**Dataset excerpt:**
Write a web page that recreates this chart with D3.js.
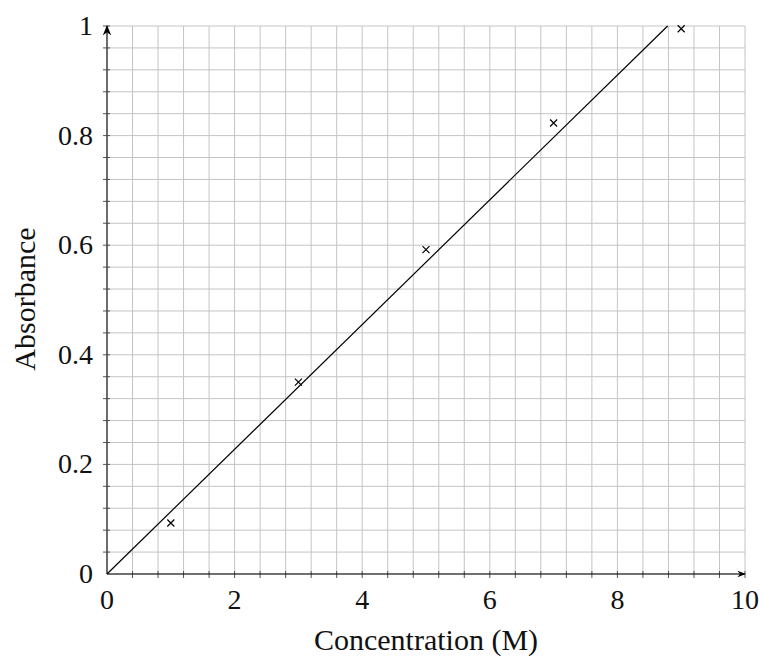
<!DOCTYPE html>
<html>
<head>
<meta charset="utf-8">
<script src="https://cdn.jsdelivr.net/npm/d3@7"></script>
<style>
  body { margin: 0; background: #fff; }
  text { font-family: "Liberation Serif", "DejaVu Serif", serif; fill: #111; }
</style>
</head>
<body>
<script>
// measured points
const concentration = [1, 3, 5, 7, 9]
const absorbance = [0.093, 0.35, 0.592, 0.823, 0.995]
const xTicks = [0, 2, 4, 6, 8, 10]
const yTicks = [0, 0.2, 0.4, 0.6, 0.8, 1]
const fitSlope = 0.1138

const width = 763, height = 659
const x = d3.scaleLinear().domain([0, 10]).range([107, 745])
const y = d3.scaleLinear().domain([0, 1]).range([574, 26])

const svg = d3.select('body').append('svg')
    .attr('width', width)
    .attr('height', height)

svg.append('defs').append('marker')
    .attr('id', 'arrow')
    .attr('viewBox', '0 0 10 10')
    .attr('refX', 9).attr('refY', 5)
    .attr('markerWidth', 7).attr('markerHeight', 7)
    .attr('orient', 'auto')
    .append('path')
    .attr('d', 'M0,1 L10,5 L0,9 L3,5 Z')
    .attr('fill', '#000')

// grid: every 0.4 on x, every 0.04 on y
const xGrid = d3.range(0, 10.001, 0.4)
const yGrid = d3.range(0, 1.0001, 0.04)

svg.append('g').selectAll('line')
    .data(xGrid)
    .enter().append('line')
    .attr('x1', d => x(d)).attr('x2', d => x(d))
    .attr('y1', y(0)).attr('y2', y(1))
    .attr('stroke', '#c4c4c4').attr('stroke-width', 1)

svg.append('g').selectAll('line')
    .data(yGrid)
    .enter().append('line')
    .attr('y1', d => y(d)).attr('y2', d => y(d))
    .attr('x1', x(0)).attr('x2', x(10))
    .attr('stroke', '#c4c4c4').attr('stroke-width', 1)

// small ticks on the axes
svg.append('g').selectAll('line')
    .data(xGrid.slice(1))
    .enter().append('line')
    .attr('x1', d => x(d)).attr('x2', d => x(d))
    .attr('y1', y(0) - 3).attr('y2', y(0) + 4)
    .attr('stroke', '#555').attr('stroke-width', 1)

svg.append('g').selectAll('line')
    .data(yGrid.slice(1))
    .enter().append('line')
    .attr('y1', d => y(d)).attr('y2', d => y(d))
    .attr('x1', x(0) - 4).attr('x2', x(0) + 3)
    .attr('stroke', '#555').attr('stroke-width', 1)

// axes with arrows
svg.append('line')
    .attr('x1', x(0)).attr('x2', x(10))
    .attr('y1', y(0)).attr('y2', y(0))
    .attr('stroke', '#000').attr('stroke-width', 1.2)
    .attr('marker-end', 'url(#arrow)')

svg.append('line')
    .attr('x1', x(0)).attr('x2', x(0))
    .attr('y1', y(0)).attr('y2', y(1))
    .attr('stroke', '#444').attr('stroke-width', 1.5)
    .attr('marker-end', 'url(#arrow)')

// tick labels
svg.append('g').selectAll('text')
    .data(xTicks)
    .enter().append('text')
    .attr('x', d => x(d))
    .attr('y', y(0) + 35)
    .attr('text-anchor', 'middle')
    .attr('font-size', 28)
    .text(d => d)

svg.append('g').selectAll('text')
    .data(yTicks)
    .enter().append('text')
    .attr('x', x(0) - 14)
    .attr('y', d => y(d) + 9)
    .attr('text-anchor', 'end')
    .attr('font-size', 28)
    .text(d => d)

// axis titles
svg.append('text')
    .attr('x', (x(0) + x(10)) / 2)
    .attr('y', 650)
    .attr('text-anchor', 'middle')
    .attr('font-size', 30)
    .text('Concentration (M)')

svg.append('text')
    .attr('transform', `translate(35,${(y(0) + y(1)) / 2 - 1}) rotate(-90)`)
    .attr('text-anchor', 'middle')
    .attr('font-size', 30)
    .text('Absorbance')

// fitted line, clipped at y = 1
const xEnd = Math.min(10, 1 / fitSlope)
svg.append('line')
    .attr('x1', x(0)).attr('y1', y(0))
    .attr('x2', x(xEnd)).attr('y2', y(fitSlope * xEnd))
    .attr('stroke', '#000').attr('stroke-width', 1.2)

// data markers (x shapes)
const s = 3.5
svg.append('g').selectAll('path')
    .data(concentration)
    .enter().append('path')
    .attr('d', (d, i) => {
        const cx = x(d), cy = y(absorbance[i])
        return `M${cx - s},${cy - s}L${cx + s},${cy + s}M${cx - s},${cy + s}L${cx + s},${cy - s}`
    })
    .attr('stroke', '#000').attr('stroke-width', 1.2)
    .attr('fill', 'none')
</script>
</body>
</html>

**Required work:** Omit pictures; set down the rest of the material word for word.

**Full output:**
Write a web page that recreates this chart with D3.js.
<!DOCTYPE html>
<html>
<head>
<meta charset="utf-8">
<script src="https://cdn.jsdelivr.net/npm/d3@7"></script>
<style>
  body { margin: 0; background: #fff; }
  text { font-family: "Liberation Serif", "DejaVu Serif", serif; fill: #111; }
</style>
</head>
<body>
<script>
// measured points
const concentration = [1, 3, 5, 7, 9]
const absorbance = [0.093, 0.35, 0.592, 0.823, 0.995]
const xTicks = [0, 2, 4, 6, 8, 10]
const yTicks = [0, 0.2, 0.4, 0.6, 0.8, 1]
const fitSlope = 0.1138

const width = 763, height = 659
const x = d3.scaleLinear().domain([0, 10]).range([107, 745])
const y = d3.scaleLinear().domain([0, 1]).range([574, 26])

const svg = d3.select('body').append('svg')
    .attr('width', width)
    .attr('height', height)

svg.append('defs').append('marker')
    .attr('id', 'arrow')
    .attr('viewBox', '0 0 10 10')
    .attr('refX', 9).attr('refY', 5)
    .attr('markerWidth', 7).attr('markerHeight', 7)
    .attr('orient', 'auto')
    .append('path')
    .attr('d', 'M0,1 L10,5 L0,9 L3,5 Z')
    .attr('fill', '#000')

// grid: every 0.4 on x, every 0.04 on y
const xGrid = d3.range(0, 10.001, 0.4)
const yGrid = d3.range(0, 1.0001, 0.04)

svg.append('g').selectAll('line')
    .data(xGrid)
    .enter().append('line')
    .attr('x1', d => x(d)).attr('x2', d => x(d))
    .attr('y1', y(0)).attr('y2', y(1))
    .attr('stroke', '#c4c4c4').attr('stroke-width', 1)

svg.append('g').selectAll('line')
    .data(yGrid)
    .enter().append('line')
    .attr('y1', d => y(d)).attr('y2', d => y(d))
    .attr('x1', x(0)).attr('x2', x(10))
    .attr('stroke', '#c4c4c4').attr('stroke-width', 1)

// small ticks on the axes
svg.append('g').selectAll('line')
    .data(xGrid.slice(1))
    .enter().append('line')
    .attr('x1', d => x(d)).attr('x2', d => x(d))
    .attr('y1', y(0) - 3).attr('y2', y(0) + 4)
    .attr('stroke', '#555').attr('stroke-width', 1)

svg.append('g').selectAll('line')
    .data(yGrid.slice(1))
    .enter().append('line')
    .attr('y1', d => y(d)).attr('y2', d => y(d))
    .attr('x1', x(0) - 4).attr('x2', x(0) + 3)
    .attr('stroke', '#555').attr('stroke-width', 1)

// axes with arrows
svg.append('line')
    .attr('x1', x(0)).attr('x2', x(10))
    .attr('y1', y(0)).attr('y2', y(0))
    .attr('stroke', '#000').attr('stroke-width', 1.2)
    .attr('marker-end', 'url(#arrow)')

svg.append('line')
    .attr('x1', x(0)).attr('x2', x(0))
    .attr('y1', y(0)).attr('y2', y(1))
    .attr('stroke', '#444').attr('stroke-width', 1.5)
    .attr('marker-end', 'url(#arrow)')

// tick labels
svg.append('g').selectAll('text')
    .data(xTicks)
    .enter().append('text')
    .attr('x', d => x(d))
    .attr('y', y(0) + 35)
    .attr('text-anchor', 'middle')
    .attr('font-size', 28)
    .text(d => d)

svg.append('g').selectAll('text')
    .data(yTicks)
    .enter().append('text')
    .attr('x', x(0) - 14)
    .attr('y', d => y(d) + 9)
    .attr('text-anchor', 'end')
    .attr('font-size', 28)
    .text(d => d)

// axis titles
svg.append('text')
    .attr('x', (x(0) + x(10)) / 2)
    .attr('y', 650)
    .attr('text-anchor', 'middle')
    .attr('font-size', 30)
    .text('Concentration (M)')

svg.append('text')
    .attr('transform', `translate(35,${(y(0) + y(1)) / 2 - 1}) rotate(-90)`)
    .attr('text-anchor', 'middle')
    .attr('font-size', 30)
    .text('Absorbance')

// fitted line, clipped at y = 1
const xEnd = Math.min(10, 1 / fitSlope)
svg.append('line')
    .attr('x1', x(0)).attr('y1', y(0))
    .attr('x2', x(xEnd)).attr('y2', y(fitSlope * xEnd))
    .attr('stroke', '#000').attr('stroke-width', 1.2)

// data markers (x shapes)
const s = 3.5
svg.append('g').selectAll('path')
    .data(concentration)
    .enter().append('path')
    .attr('d', (d, i) => {
        const cx = x(d), cy = y(absorbance[i])
        return `M${cx - s},${cy - s}L${cx + s},${cy + s}M${cx - s},${cy + s}L${cx + s},${cy - s}`
    })
    .attr('stroke', '#000').attr('stroke-width', 1.2)
    .attr('fill', 'none')
</script>
</body>
</html>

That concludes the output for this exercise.